У Андрея Нелидова хорошо поставленный для публичных выступлений голос, еле заметная приблатненность в манерах и полное отсутствие сомнений в собственных тезисах. Плана развития музея, который обещалпри назначении Мединский, у Нелидова нет. «Есть несколько идей, витающих в воздухе», – говорит он. Например, что нужно развивать туризм. «Безусловно, я считаю, что первой и главной задачей музея является сохранение музейных ценностей. Но для чего? Второй функцией музея я поставил бы его доступность для посетителей. То, что сейчас происходит на острове, мне не кажется удовлетворительным. Полиэтиленовая палатка с водкой, палатка с сувенирами, сортир с выгребной ямой – вот и весь сервис…» Новый директор предстает передо мной в образе просвещенного и прогрессивного музейщика, который ценит хранимые сокровища и одновременно понимает, что музею без туристов не прожить. «Если задача только сохранить, то нужно поставить свинцовый сейф и говорить, что в нем хранится музей Кижи, – директор как будто формулирует мои собственные мысли. – По себе скажу, что иногда хочется остановиться, съездить в музей, съездить на рыбалку, на острова, посмотреть этническую деревню, попробовать национальную кухню, увидеть, как устроен национальный быт». Мы обсуждаем, на каком расстоянии от заповедной зоны можно строить гостиницы, как развивать зимний туризм и может ли музей воздействовать на ценовую политику Онежского пароходства, чьи билеты до Кижей дороже билетов в Финляндию. Все, что касается экономической политики музея, тоже звучит убедительно.

«Я романтик по натуре, это безусловно, – говорит Нелидов. – Достаточно тяжелая роль – быть романтиком. Ты всегда подвержен критике, тебя не понимают. Но я хочу остаться романтиком, я хочу мечтать». Он обижен на людей, которые выходят на митинги с оскорбительными плакатами, где его называют Неликвидовым. И не понимает, почему корпорация, аналоги которой существуют во многих российских регионах, стала именем нарицательным. «Если мы увидим, что в проекте духовного преображения было здоровое зерно, мы его используем, – говорит директор о будущей новой концепции музея, которая должна быть готова к сентябрю, – но если нет, то и не будем... Эту идею поддержал президент Российской Федерации Дмитрий Анатольевич Медведев! Я могу вам показать документ от патриарха Святейшего Кирилла, который благословил развитие острова Кижи, поскольку там есть Преображенская церковь, как не только туристического, но и духовного центра! Представляете уровень?! Президент, Святейший, губернатор. И Владимир Владимирович в своей речи целую большую часть посвятил духовному преображению».

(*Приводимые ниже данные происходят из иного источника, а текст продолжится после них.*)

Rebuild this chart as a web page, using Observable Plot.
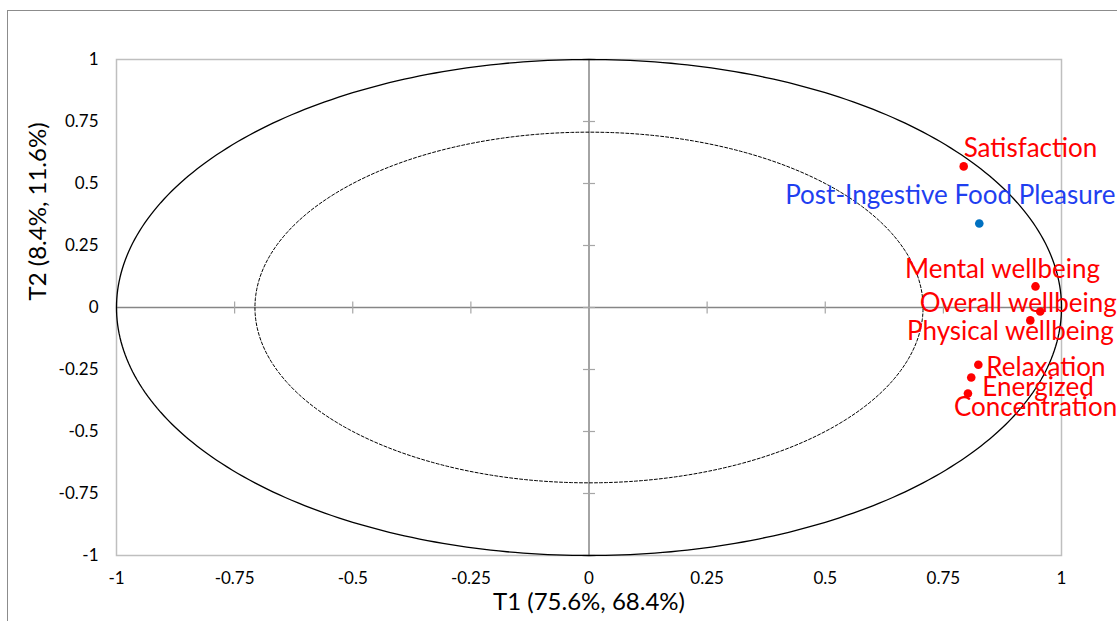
<!DOCTYPE html>
<html><head><meta charset="utf-8">
<script src="https://cdn.jsdelivr.net/npm/d3@7"></script>
<script src="https://cdn.jsdelivr.net/npm/@observablehq/plot@0.6"></script>
<style>
body{margin:0;background:#fff;overflow:hidden;}
#wrap{position:relative;width:1117px;height:621px;overflow:hidden;}
#border{position:absolute;left:7px;top:10px;width:1300px;height:800px;border:1px solid #8c8c8c;pointer-events:none;}
#chart{position:absolute;left:0;top:0;}
</style></head><body>
<div id="wrap"><div id="chart"></div><div id="border"></div></div>
<script>
// ---- data ----
const names = ["Satisfaction", "Post-Ingestive Food Pleasure", "Mental wellbeing", "Overall wellbeing", "Physical wellbeing", "Relaxation", "Energized", "Concentration"];
const t1 = [0.793, 0.826, 0.945, 0.955, 0.934, 0.824, 0.809, 0.802];
const t2 = [0.569, 0.339, 0.085, -0.016, -0.052, -0.231, -0.282, -0.347];
const roles = ["descriptor", "target", "descriptor", "descriptor", "descriptor", "descriptor", "descriptor", "descriptor"];
const xTicks = [-1, -0.75, -0.5, -0.25, 0, 0.25, 0.5, 0.75, 1];
const yTicks = [-1, -0.75, -0.5, -0.25, 0, 0.25, 0.5, 0.75, 1];
const xTitle = "T1 (75.6%, 68.4%)";
const yTitle = "T2 (8.4%, 11.6%)";
const circleRadii = [1, 0.707];

// ---- build ----
const points = names.map((n, i) => ({name: n, x: t1[i], y: t2[i], role: roles[i]}));
const roleColor = {descriptor: "#ff0000", target: "#0070c0"};
const labelColor = {descriptor: "#ff0000", target: "#1f3ff0"};
const circle = r => d3.range(0, 361, 1).map(a => ({x: r * Math.cos(a * Math.PI / 180), y: r * Math.sin(a * Math.PI / 180)}));
const vbar = {draw(ctx, size) {const h = Math.sqrt(size / Math.PI); ctx.moveTo(0, -h); ctx.lineTo(0, h);}};
const hbar = {draw(ctx, size) {const h = Math.sqrt(size / Math.PI); ctx.moveTo(-h, 0); ctx.lineTo(h, 0);}};
const fmt = d => String(d);
const FONT = "Lato, 'Liberation Sans', sans-serif";

const labelPlacement = {
  "Satisfaction": {textAnchor: "start", dx: 0, dy: -18},
  "Post-Ingestive Food Pleasure": {textAnchor: "middle", dx: -29, dy: -28},
  "Mental wellbeing": {textAnchor: "middle", dx: -33, dy: -17},
  "Overall wellbeing": {textAnchor: "middle", dx: -22, dy: -8},
  "Physical wellbeing": {textAnchor: "middle", dx: -20, dy: 11},
  "Relaxation": {textAnchor: "start", dx: 8, dy: 3},
  "Energized": {textAnchor: "start", dx: 11, dy: 10},
  "Concentration": {textAnchor: "start", dx: -14, dy: 14}
};
const labelMarks = points.map(p => Plot.text([p], {
  x: "x", y: "y", text: "name", fill: labelColor[p.role], fontSize: 26,
  ...labelPlacement[p.name]
}));

const chart = Plot.plot({
  width: 1117, height: 621,
  marginLeft: 116, marginRight: 56, marginTop: 59, marginBottom: 66,
  x: {domain: [-1, 1]},
  y: {domain: [-1, 1]},
  style: {fontFamily: FONT, background: "transparent", color: "#000"},
  marks: [
    Plot.frame({stroke: "#bfbfbf", strokeWidth: 1.5}),
    Plot.ruleX([0], {stroke: "#868686", strokeWidth: 1.5}),
    Plot.ruleY([0], {stroke: "#868686", strokeWidth: 1.5}),
    Plot.dot(xTicks, {x: d => d, y: 0, symbol: vbar, r: 6, stroke: "#a6a6a6", strokeWidth: 1.2}),
    Plot.dot(yTicks, {x: 0, y: d => d, symbol: hbar, r: 6, stroke: "#a6a6a6", strokeWidth: 1.2}),
    Plot.line(circle(circleRadii[0]), {x: "x", y: "y", stroke: "#000", strokeWidth: 1.3, curve: "linear"}),
    Plot.line(circle(circleRadii[1]), {x: "x", y: "y", stroke: "#000", strokeWidth: 1, strokeDasharray: "3,2"}),
    Plot.axisX({ticks: xTicks, tickSize: 0, tickPadding: 16, tickFormat: fmt, fontSize: 17, label: null}),
    Plot.axisY({ticks: yTicks, tickSize: 0, tickPadding: 18, tickFormat: fmt, fontSize: 17, label: null}),
    Plot.text([xTitle], {frameAnchor: "bottom", dy: 54, fontSize: 24, text: d => d}),
    Plot.text([yTitle], {frameAnchor: "left", dx: -78, dy: -7, rotate: -90, fontSize: 24, text: d => d}),
    ...labelMarks,
    Plot.dot(points, {x: "x", y: "y", r: 4.3, fill: d => roleColor[d.role], stroke: "none"})
  ]
});
document.getElementById("chart").appendChild(chart);
</script>
</body></html>
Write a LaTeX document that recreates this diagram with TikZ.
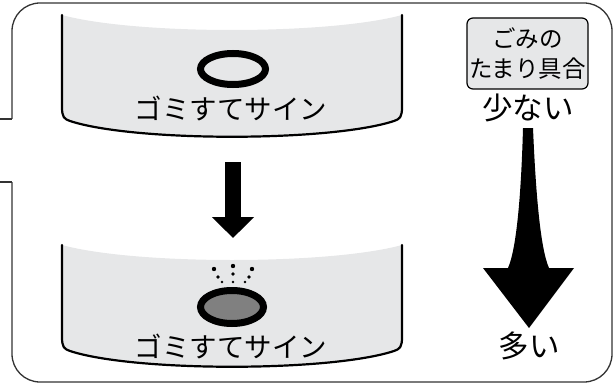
\documentclass[tikz,border=0pt]{standalone}
\usepackage{fontspec}
\setmainfont{Noto Sans CJK JP}
\usetikzlibrary{arrows.meta}
\definecolor{signgray}{HTML}{E6E7E8}
\definecolor{lampgray}{HTML}{808080}
\definecolor{framegray}{HTML}{333333}

\tikzstyle{frame} = [draw=framegray, line width=1.3pt]
\tikzstyle{panel} = [fill=signgray]
\tikzstyle{panelline} = [draw=black, line width=2.2pt, line cap=round]
\tikzstyle{signtext} = [font=\fontsize{27.5}{30}\selectfont, inner sep=0pt]
\tikzstyle{amount} = [font=\fontsize{30.5}{32}\selectfont, inner sep=0pt]
\tikzstyle{legend} = [rectangle, rounded corners=6pt, draw=black, line width=1.2pt, fill=signgray, minimum width=121pt, minimum height=71pt, align=center, font=\fontsize{23.5}{30}\selectfont, inner sep=0pt]
\tikzstyle{lamp} = [draw=black, line width=7pt]
\tikzstyle{arrow} = [line width=16pt, -{Triangle[width=41pt,length=21pt]}]

\begin{document}
\begin{tikzpicture}[x=1pt, y=-1pt]
			\useasboundingbox (0,0) rectangle (615,385);
			
			% outer frame with the two stubs on the left
			\draw [frame, rounded corners=28pt] (12,119) -- (12,3) -- (612,3) -- (612,382) -- (12,382) -- (12,182);
			\draw [frame] (0,119) -- (12,119);
			\draw [frame] (0,182) -- (12,182);
			
			% the two sign panels
			\foreach \dy in {0,230} {
				\fill [panel] (62,15+\dy) .. controls (135,35+\dy) and (329,35+\dy) .. (402,15+\dy)
					-- (402,107+\dy) .. controls (402,117+\dy) and (400,119+\dy) .. (394,121+\dy)
					.. controls (330,142+\dy) and (134,142+\dy) .. (70,121+\dy)
					.. controls (64,119+\dy) and (62,117+\dy) .. (62,107+\dy) -- cycle;
				\draw [panelline] (62,15+\dy) -- (62,107+\dy) .. controls (62,117+\dy) and (64,119+\dy) .. (70,121+\dy)
					.. controls (134,142+\dy) and (330,142+\dy) .. (394,121+\dy)
					.. controls (400,119+\dy) and (402,117+\dy) .. (402,107+\dy) -- (402,15+\dy);
			}
			
			% lamp off
			\draw [lamp] (233,69) ellipse [x radius=32.5, y radius=15.5];
			
			% lamp on, with the little sparks
			\draw [lamp, fill=lampgray] (232,307) ellipse [x radius=31.5, y radius=16.5];
			\foreach \px/\py/\r in {233/266/2.2, 214/269/2.2, 252/269/2.2, 218/277/1.8, 233/274/1.8, 249/277/1.8, 222/282/1.3, 233/282/1.3, 245/282/1.3}
				\fill (\px,\py) circle [radius=\r];
			
			\node (signoff) [signtext] at (231,108) {ゴミすてサイン};
			\node (signon) [signtext] at (231,346) {ゴミすてサイン};
			
			% change of the sign
			\coordinate (arrtop) at (233,162);
			\coordinate (arrtip) at (233,238);
			\draw [arrow] (arrtop) -- (arrtip);
			
			% amount of dust
			\node (level) [legend] at (527.5,53.5) {ごみの\\たまり具合};
			\node (few) [amount] at (528,108) {少ない};
			\node (many) [amount] at (529,346) {多い};
			\fill (523,128) -- (533,128) .. controls (536,200) and (541,250) .. (549,268) -- (574,268)
				-- (529,328) -- (483,268) -- (508,268) .. controls (516,250) and (521,200) .. (523,128) -- cycle;
			
		\end{tikzpicture}
\end{document}
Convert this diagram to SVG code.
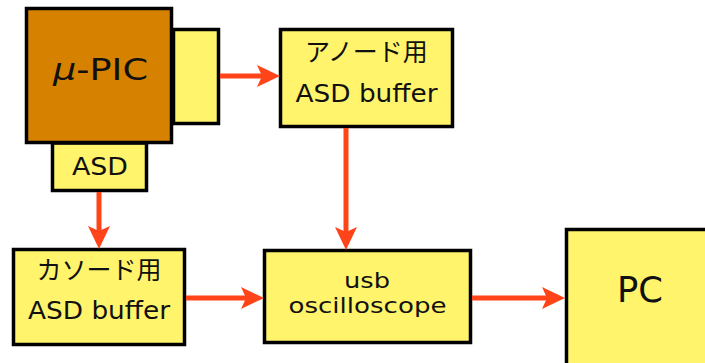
<svg xmlns="http://www.w3.org/2000/svg" width="705" height="363" viewBox="0 0 705 363">
<style>
.box{fill:#fff46b;stroke:#000;stroke-width:3.5}
.pic{fill:#d68200;stroke:#000;stroke-width:3.5}
.t{font-family:"DejaVu Sans","Noto Sans CJK JP",sans-serif;font-size:24px;fill:#111;text-anchor:middle}
.s{font-size:22px}
.j{font-family:"Noto Sans CJK JP",sans-serif;font-size:25px;fill:#111;text-anchor:middle}
.c{stroke:#ff4419;stroke-width:5;fill:none;marker-end:url(#ah)}
</style>
<defs>
<marker id="ah" markerUnits="userSpaceOnUse" viewBox="-6 -12 25 24" markerWidth="25" markerHeight="24" refX="0" refY="0" orient="auto">
<path d="M18,0 L-5,-11 L0,0 L-5,11 Z" fill="#ff4419"/>
</marker>
</defs>
<g id="upic">
<rect class="box" x="173.5" y="29.5" width="45" height="94"/>
<rect class="box" x="52.5" y="143" width="94" height="47.5"/>
<rect class="pic" x="26.5" y="8.5" width="145" height="134"/>
<text class="t" x="100.5" y="80" style="font-size:30px" textLength="95" lengthAdjust="spacingAndGlyphs"><tspan font-style="italic">μ</tspan>-PIC</text>
<text class="t" x="100" y="175" textLength="56" lengthAdjust="spacingAndGlyphs">ASD</text>
</g>
<g id="anode">
<rect class="box" x="280.5" y="29.5" width="172" height="97"/>
<text class="j" x="366.5" y="61">アノード用</text>
<text class="t" x="366.5" y="102" textLength="142" lengthAdjust="spacingAndGlyphs">ASD buffer</text>
</g>
<g id="cathode">
<rect class="box" x="13.5" y="249.5" width="171" height="95"/>
<text class="j" x="99" y="279">カソード用</text>
<text class="t" x="99" y="319" textLength="142" lengthAdjust="spacingAndGlyphs">ASD buffer</text>
</g>
<g id="usb">
<rect class="box" x="264.5" y="250.5" width="206" height="92"/>
<text class="t s" x="367" y="288" textLength="46" lengthAdjust="spacingAndGlyphs">usb</text>
<text class="t s" x="367.5" y="313" textLength="158" lengthAdjust="spacingAndGlyphs">oscilloscope</text>
</g>
<g id="pc">
<rect class="box" x="566.5" y="229.5" width="150" height="150"/>
<text class="t" x="640" y="302" style="font-size:36px" textLength="46" lengthAdjust="spacingAndGlyphs">PC</text>
</g>
<g id="connectors">
<line class="c" x1="220" y1="76" x2="262" y2="76"/>
<line class="c" x1="99" y1="192" x2="99" y2="231"/>
<line class="c" x1="346" y1="128" x2="346" y2="232"/>
<line class="c" x1="186" y1="298" x2="246" y2="298"/>
<line class="c" x1="472" y1="298" x2="547" y2="298"/>
</g>
</svg>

Перечисление чинов святости возвращает меня к реальности. Я разговариваю не с экспертом, а с политиком, который ориентируется по ключевым словам, сказанным выше. Дело не в том, что он разбавляет прогрессивные утверждения партийной стилистикой. И вообще не в том, что именно он говорит сейчас, а в том, что он скажет в следующий раз – потому что раньше он говорил другое. Как и со всеми политиками чиновничьего толка, проблема с новым директором сводится к вопросу о доверии, которого Нелидов не смог заработать в должности руководителя республики. «Откуда мы знаем, что он не врет?» – говорят мне музейщики, не готовые заключать перемирие. Когда чиновники наступают, культурная общественность закономерно встает в глухую оборону, перебрасывая на нее все свои ресурсы. И они могут оказаться правы в своем нежелании вести переговоры с эффективными менеджерами: с директором, который не понимает, что он делает, перспектива потерять остров Кижи кажется очень правдоподобной.